The May 2024 elections have sent a resounding message: No single entity has the absolute majority to govern South Africa alone. The inability to pass a budget has underscored a democratic order that values extreme prudence to solidify the coalition arrangements that form the current government. The notion of a single hegemony in charge has been debunked, emphasizing that the mandate of the GNU is a shared one, reflected in all policy expression instruments, with the budget being the most significant. 


This does not bode well for an ANC learning to co-govern after a 30-year honeymoon of absolute power to govern. The institutional makeup of government planning cycles would require ANC leaders to reorient their thinking about who the government of the day is. The significant change for the ANC from May 2024 was to trust not only people in your party with the future of RSA. However broadly construed, the need to trust rules and institutions that constitute the state will be the best arbiter for the ongoing coalition arrangements. 

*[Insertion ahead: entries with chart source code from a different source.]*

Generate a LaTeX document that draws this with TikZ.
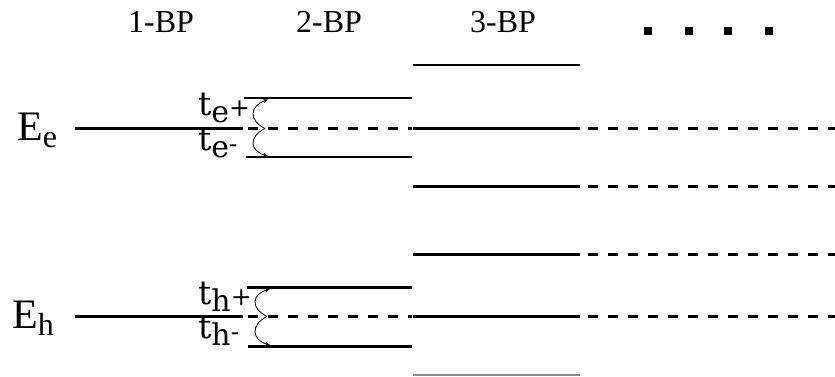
\documentclass[tikz,border=0pt]{standalone}
\usepackage{fontspec}
\setmainfont{DejaVu Serif}
\newfontfamily\lsfont{Liberation Serif}
\usetikzlibrary{arrows.meta}
\tikzset{
  lvl/.style={line width=2.8pt},
  dlvl/.style={line width=2.8pt, dash pattern=on 10pt off 10pt},
  hop/.style={line width=0.8pt, -{Stealth[length=5pt,width=4pt]}},
  hdr/.style={anchor=base, inner sep=0pt, font=\lsfont\fontsize{32}{32}\selectfont},
  lab/.style={anchor=base west, inner sep=0pt},
  sq/.style={fill=black, minimum size=8pt, inner sep=0pt}
}
\newcommand{\tlab}[3]{{\fontsize{33}{33}\selectfont t}\raisebox{-7pt}{\fontsize{30}{30}\selectfont #2}\raisebox{#3}{\fontsize{25}{25}\selectfont #1}}
\newcommand{\elab}[1]{{\lsfont\fontsize{42}{42}\selectfont E\raisebox{-7pt}{\fontsize{32}{32}\selectfont #1}}}
\begin{document}
\begin{tikzpicture}[x=1pt,y=-1pt]
\useasboundingbox (0,0) rectangle (835,376);
% headers
\node[hdr] (h1) at (161,32) {1-BP};
\node[hdr] (h2) at (329,32) {2-BP};
\node[hdr] (h3) at (503,32) {3-BP};
\node[sq] (s1) at (647.5,31) {};
\node[sq] (s2) at (689,31) {};
\node[sq] (s3) at (727.5,31) {};
\node[sq] (s4) at (769,31) {};
% energy labels
\node[lab] (Ee) at (17,140) {\elab{e}};
\node[lab] (Eh) at (12,328) {\elab{h}};
% coordinates for electron levels
\coordinate (e1a) at (75,128.5);  \coordinate (e1b) at (243,128.5);
\coordinate (e2ua) at (244,98);   \coordinate (e2ub) at (412,98);
\coordinate (e2la) at (246,157);  \coordinate (e2lb) at (412,157);
\coordinate (e2ma) at (246,128.5);\coordinate (e2mb) at (412,128.5);
\coordinate (e3a) at (413,65);    \coordinate (e3b) at (580,65);
\coordinate (e3ma) at (413,128.5);\coordinate (e3mb) at (580,128.5);
\coordinate (e3la) at (413,186.5);\coordinate (e3lb) at (580,186.5);
\coordinate (ee1) at (835,128.5); \coordinate (ee2) at (835,186.5);
% hole levels
\coordinate (h1a) at (75,316.5);  \coordinate (h1b) at (243,316.5);
\coordinate (h2ua) at (247,287.5);\coordinate (h2ub) at (412,287.5);
\coordinate (h2la) at (248,346.5);\coordinate (h2lb) at (412,346.5);
\coordinate (h2ma) at (246,316.5);\coordinate (h2mb) at (412,316.5);
\coordinate (h3ua) at (413,254.5);\coordinate (h3ub) at (580,254.5);
\coordinate (h3ma) at (413,316.5);\coordinate (h3mb) at (580,316.5);
\coordinate (h3la) at (413,375);  \coordinate (h3lb) at (580,375);
\coordinate (hh1) at (835,254.5); \coordinate (hh2) at (835,316.5);
% electron lines
\draw[lvl] (e1a) -- (e1b);
\draw[lvl] (e2ua) -- (e2ub);
\draw[lvl] (e2la) -- (e2lb);
\draw[dlvl, dash phase=-2pt] (e2ma) -- (e2mb);
\draw[lvl] (e3a) -- (e3b);
\draw[lvl] (e3ma) -- (e3mb);
\draw[lvl] (e3la) -- (e3lb);
\draw[dlvl, dash phase=12pt] (e3mb) -- (ee1);
\draw[dlvl, dash phase=12pt] (e3lb) -- (ee2);
% hole lines
\draw[lvl] (h1a) -- (h1b);
\draw[lvl] (h2ua) -- (h2ub);
\draw[lvl] (h2la) -- (h2lb);
\draw[dlvl, dash phase=-2pt] (h2ma) -- (h2mb);
\draw[lvl] (h3ua) -- (h3ub);
\draw[lvl] (h3ma) -- (h3mb);
\draw[line width=1.5pt, black!45] (h3la) -- (h3lb);
\draw[dlvl, dash phase=12pt] (h3ub) -- (hh1);
\draw[dlvl, dash phase=12pt] (h3mb) -- (hh2);
% hopping arrows
\coordinate (ce) at (265,128.5);
\coordinate (ceu) at (268,99.5);
\coordinate (cel) at (268,156);
\draw[hop] (ce) .. controls (248,120) and (250,106) .. (ceu);
\draw[hop] (ce) .. controls (248,137) and (250,151) .. (cel);
\coordinate (ch) at (267,316.5);
\coordinate (chu) at (270,289);
\coordinate (chl) at (270,345);
\draw[hop] (ch) .. controls (250,308) and (252,294) .. (chu);
\draw[hop] (ch) .. controls (250,325) and (252,340) .. (chl);
% hopping labels
\node[lab] (te1) at (198,115) {\tlab{+}{e}{-1pt}};
\node[lab] (te2) at (198,150) {\tlab{-}{e}{-2pt}};
\node[lab] (th1) at (198,304) {\tlab{+}{h}{-1pt}};
\node[lab] (th2) at (198,338) {\tlab{-}{h}{-2pt}};
\end{tikzpicture}
\end{document}
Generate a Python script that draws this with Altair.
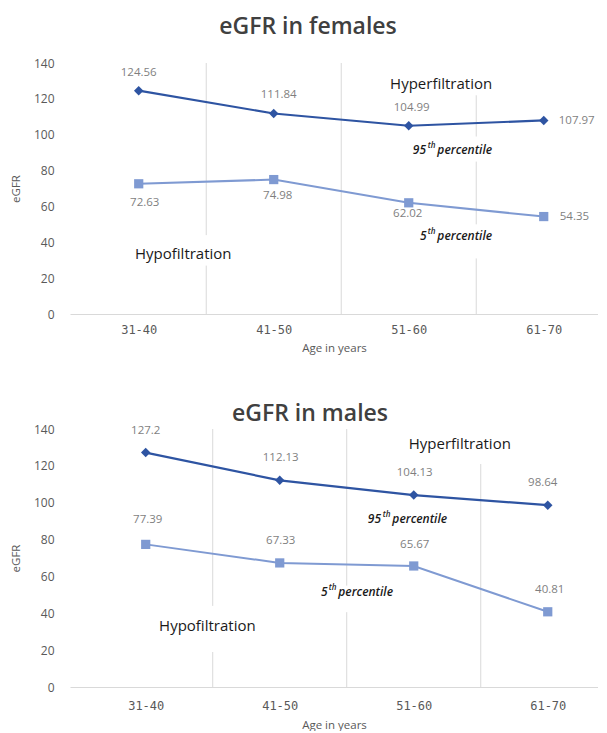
import json
import altair as alt
import pandas as pd

# ---- data ----
ages = ["31-40", "41-50", "51-60", "61-70"]
female_p95 = [124.56, 111.84, 104.99, 107.97]
female_p5 = [72.63, 74.98, 62.02, 54.35]
male_p95 = [127.2, 112.13, 104.13, 98.64]
male_p5 = [77.39, 67.33, 65.67, 40.81]
y_ticks = [0, 20, 40, 60, 80, 100, 120, 140]

# ---- styling / placement (kept separate from data) ----
DARK = "#2E54A2"
LIGHT = "#7F9AD2"
GRID = "#D9D9D9"
AX = "#595959"
LAB = "#7F7F7F"
FONT = "Open Sans"

# label offsets in pixels (dx, dy, align)
f95_off = [(0, -18, "center"), (5, -18, "center"), (3, -18, "center"), (15, 1, "left")]
f5_off = [(6, 19, "center"), (4, 16, "center"), (-1, 11, "center"), (16, 0, "left")]
m95_off = [(0, -22, "center"), (1, -22, "center"), (1, -22, "center"), (-5, -22, "center")]
m5_off = [(2, -24, "center"), (1, -22, "center"), (1, -21, "center"), (2, -22, "center")]

# separator segments between age groups: (position, from, to)
f_segs = [(1.5, 0, 27), (1.5, 44, 140), (2.5, 0, 140), (3.5, 0, 31), (3.5, 50, 85), (3.5, 99, 122)]
m_segs = [(1.5, 0, 19), (1.5, 44, 140), (2.5, 0, 40.6), (2.5, 55, 140), (3.5, 0, 121)]

# annotations: (text, x, y, align)
f_notes = [("Hyperfiltration", 3.24, 128.5, "center"), ("Hypofiltration", 1.33, 33.3, "center")]
m_notes = [("Hyperfiltration", 2.963, 131.8, "left"), ("Hypofiltration", 1.46, 33.2, "center")]
# percentile notes: (number, x_left, y)
f_pct = [("95", 3.03, 91.4), ("5", 3.084, 43.3)]
m_pct = [("95", 2.657, 91.4), ("5", 2.308, 51.3)]

label_expr = json.dumps(ages) + "[datum.value - 1]"


def panel(title, p95, p5, o95, o5, segs, notes, pct, xdom, height, toff, tdx, lpad, tpad):
    idx = [1, 2, 3, 4]
    x = alt.X(
        "idx:Q",
        scale=alt.Scale(domain=xdom, nice=False, zero=False),
        axis=alt.Axis(values=idx, labelExpr=label_expr, title="Age in years",
                      grid=False, ticks=False, domainColor=GRID, labelPadding=lpad,
                      titlePadding=tpad, labelFont="DejaVu Sans Mono", labelFontSize=12),
    )
    y = alt.Y(
        "value:Q",
        scale=alt.Scale(domain=[0, 140], nice=False),
        axis=alt.Axis(values=y_ticks, title="eGFR", grid=False, ticks=False, domain=False,
                      labelPadding=16, titlePadding=12),
    )

    seg_df = pd.DataFrame({"idx": [s[0] for s in segs], "value": [s[1] for s in segs],
                           "value2": [s[2] for s in segs]})
    rules = alt.Chart(seg_df).mark_rule(color=GRID, strokeWidth=1).encode(
        x=x, y=y, y2=alt.Y2("value2:Q"))

    d95 = pd.DataFrame({"idx": idx, "value": p95, "age": ages})
    d5 = pd.DataFrame({"idx": idx, "value": p5, "age": ages})

    l95 = alt.Chart(d95).mark_line(color=DARK, strokeWidth=2.2).encode(x=x, y=y)
    l5 = alt.Chart(d5).mark_line(color=LIGHT, strokeWidth=2).encode(x=x, y=y)
    m95 = alt.Chart(d95).mark_point(shape="diamond", filled=True, size=90, color=DARK,
                                    opacity=1).encode(x=x, y=y)
    m5 = alt.Chart(d5).mark_point(shape="square", filled=True, size=85, color=LIGHT,
                                  opacity=1).encode(x=x, y=y)

    layers = [rules, l95, l5, m95, m5]

    for df, offs in ((d95, o95), (d5, o5)):
        for i, (dx, dy, al) in enumerate(offs):
            layers.append(
                alt.Chart(df.iloc[[i]]).mark_text(
                    dx=dx, dy=dy, align=al, baseline="middle", font=FONT,
                    fontSize=11.5, color=LAB,
                ).encode(x=x, y=y, text=alt.Text("value:Q"))
            )

    for txt, xx, yy, al in notes:
        ndf = pd.DataFrame({"idx": [xx], "value": [yy], "t": [txt]})
        layers.append(alt.Chart(ndf).mark_text(
            align=al, baseline="middle", font=FONT, fontSize=15, color="#1A1A1A"
        ).encode(x=x, y=y, text="t:N"))

    for num, xx, yy in pct:
        pdf = pd.DataFrame({"idx": [xx], "value": [yy], "n": [num], "s": ["th"],
                            "p": ["percentile"]})
        wnum = 7.3 * len(num)
        common = dict(align="left", baseline="middle", font=FONT, fontStyle="italic",
                      fontWeight=600, color="#1A1A1A")
        layers.append(alt.Chart(pdf).mark_text(fontSize=12, **common).encode(
            x=x, y=y, text="n:N"))
        layers.append(alt.Chart(pdf).mark_text(fontSize=8, dx=wnum + 0.5, dy=-4, **common).encode(
            x=x, y=y, text="s:N"))
        layers.append(alt.Chart(pdf).mark_text(fontSize=12, dx=wnum + 10, **common).encode(
            x=x, y=y, text="p:N"))

    return alt.layer(*layers).properties(
        width=528, height=height,
        title=alt.TitleParams(title, font=FONT, fontSize=23, fontWeight=600,
                              color="#404040", anchor="middle", offset=toff, dx=tdx),
    )


top = panel("eGFR in females", female_p95, female_p5, f95_off, f5_off, f_segs, f_notes,
            f_pct, [0.491, 4.402], 251, 18, -26, 10, 7)
bottom = panel("eGFR in males", male_p95, male_p5, m95_off, m5_off, m_segs, m_notes,
               m_pct, [0.435, 4.375], 258, -3, -24, 13, 8)

chart = alt.vconcat(top, bottom, spacing=49).properties(
    padding={"left": 2, "top": 8, "right": 0, "bottom": 0}
).configure_view(stroke=None).configure_axis(
    labelColor=AX, titleColor=AX, labelFont=FONT, titleFont=FONT, labelFontSize=12,
    titleFontSize=11.5, titleFontWeight="normal",
)

chart.save("out.html", embed_options={"renderer": "svg", "actions": False})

In a large organisation like the ANC, with a broad diffusion of responsibility, literally managing over 4000 branches, it is essential to review and adopt rituals through which you can inculcate norms and expectations of a new era such as a GNU necessitated by a loss of the absolute power to govern. One such ritual is to instil that state power is reconfigured in its membership. Members and leaders must know that in most modern democracies, people in power can no longer be trusted to have a final say unless that say is based on the people’s will. Conference resolutions of the ANC must start reflecting the reality it has become: a political party contesting for power. The Constitution of South Africa is the new Liberation Movement; the ANC is no longer. What is true, though, is that the personality of the Constitution is a split image of the ANC as a liberation movement. CUT!!!